There is a dedication in the photograph which says "Desde Cádiz para Javier. El cariño siempre" (From Cádiz to Javier. Always affection). As the link between the door-knockers and the letter is already done, this touch of affection could be extrapolated to the letter and, therefore, to the sender. So, the sender is somebody who loves me and, presumably, loved by me; in other words, the sender is somebody sentimentally close.


How important the sender is is described by the fact that I have gave up doing everything else to focus on the letter, in order to be able to read it without interruptions or disturbances. This is reinforced by the place I have chosen to read the letter, the bedroom, a place of intimacy, a place to which the viewer is partially welcomed - the room door is only partially open and the room itself is not fully shown. The door is a symbol of passage from one place to another, in this case, from a public one, the living-room, to a private one, the bedroom.

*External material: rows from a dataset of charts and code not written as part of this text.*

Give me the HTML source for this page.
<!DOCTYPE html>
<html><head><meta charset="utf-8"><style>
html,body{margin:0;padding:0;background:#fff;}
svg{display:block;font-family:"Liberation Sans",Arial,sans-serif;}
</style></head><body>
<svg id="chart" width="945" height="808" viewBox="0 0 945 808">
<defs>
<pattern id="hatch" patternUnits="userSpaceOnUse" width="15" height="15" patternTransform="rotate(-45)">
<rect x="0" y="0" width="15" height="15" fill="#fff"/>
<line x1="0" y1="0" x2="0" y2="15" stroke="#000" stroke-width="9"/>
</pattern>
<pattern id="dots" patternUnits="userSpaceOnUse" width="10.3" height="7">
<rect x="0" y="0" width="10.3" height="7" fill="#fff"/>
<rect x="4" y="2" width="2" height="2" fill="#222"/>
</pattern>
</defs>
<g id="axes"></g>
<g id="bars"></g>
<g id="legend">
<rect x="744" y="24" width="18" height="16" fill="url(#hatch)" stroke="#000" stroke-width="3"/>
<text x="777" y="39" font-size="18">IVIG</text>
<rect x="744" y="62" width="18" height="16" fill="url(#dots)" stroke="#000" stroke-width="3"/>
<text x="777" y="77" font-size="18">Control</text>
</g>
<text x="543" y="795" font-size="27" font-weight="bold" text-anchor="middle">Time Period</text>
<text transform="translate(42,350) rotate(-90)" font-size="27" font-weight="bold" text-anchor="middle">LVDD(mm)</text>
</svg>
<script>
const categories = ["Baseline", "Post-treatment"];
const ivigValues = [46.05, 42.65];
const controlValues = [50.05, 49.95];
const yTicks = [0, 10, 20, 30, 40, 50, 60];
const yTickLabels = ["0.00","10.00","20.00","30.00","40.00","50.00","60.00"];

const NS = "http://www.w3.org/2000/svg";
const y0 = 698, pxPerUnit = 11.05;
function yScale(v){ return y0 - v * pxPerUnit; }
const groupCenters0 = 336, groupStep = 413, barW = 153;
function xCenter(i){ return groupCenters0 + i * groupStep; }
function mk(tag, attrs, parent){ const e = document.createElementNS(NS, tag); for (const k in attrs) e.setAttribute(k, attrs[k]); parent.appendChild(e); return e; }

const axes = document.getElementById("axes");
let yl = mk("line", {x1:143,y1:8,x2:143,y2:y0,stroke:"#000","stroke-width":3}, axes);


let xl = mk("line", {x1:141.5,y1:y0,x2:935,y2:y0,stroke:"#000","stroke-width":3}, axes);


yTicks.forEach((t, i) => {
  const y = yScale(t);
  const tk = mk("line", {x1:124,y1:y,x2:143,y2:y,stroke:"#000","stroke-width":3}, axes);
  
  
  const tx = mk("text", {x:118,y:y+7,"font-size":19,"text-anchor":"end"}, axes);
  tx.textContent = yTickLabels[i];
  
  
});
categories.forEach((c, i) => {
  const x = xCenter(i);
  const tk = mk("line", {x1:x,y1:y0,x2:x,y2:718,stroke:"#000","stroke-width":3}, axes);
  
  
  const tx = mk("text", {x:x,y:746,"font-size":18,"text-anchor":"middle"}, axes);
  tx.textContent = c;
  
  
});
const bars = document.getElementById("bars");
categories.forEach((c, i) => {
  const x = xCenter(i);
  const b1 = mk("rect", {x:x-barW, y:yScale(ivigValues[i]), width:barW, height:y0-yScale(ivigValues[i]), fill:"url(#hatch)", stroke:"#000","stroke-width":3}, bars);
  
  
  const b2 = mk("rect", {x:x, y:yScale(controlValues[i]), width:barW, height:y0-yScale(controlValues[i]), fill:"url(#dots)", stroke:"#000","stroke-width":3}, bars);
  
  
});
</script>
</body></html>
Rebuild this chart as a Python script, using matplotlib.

The fact that the door is more open than close highlights that the viewer is still welcomed although I want to keep some intimacy. It is not a moment to interact with the viewer and the audience is not allowed to interfere in such an special occasion (if it was possible).


The body language and the way I am holding the envelop suggest that the letter has brought some melancholia, a sad feeling which is either hidden or avoided during the busyness of the day but which comes to the surface at night time. The fact that the lamp by the window is on places the action in this time frame, the moment of the day in which one is more emotionally vulnerable.


Apart from the bed, there is not other visible furniture and there is not many decorative elements either, which creates a sense of austerity. The curtains are flower-patterned, which does not completely suit the fact that the person in the photograph is a man - who would have opted for a less feminine pattern. This may suggest that I am not in my own environment; that although it is my room as it is the place which I have chosen to have some intimacy and read the letter, that is not my house and I have not made it my home.


So, if I am not at home, where is my home? By the way the arrival of the letter has affected my emotions, the viewer may guess that home is where the letter comes from.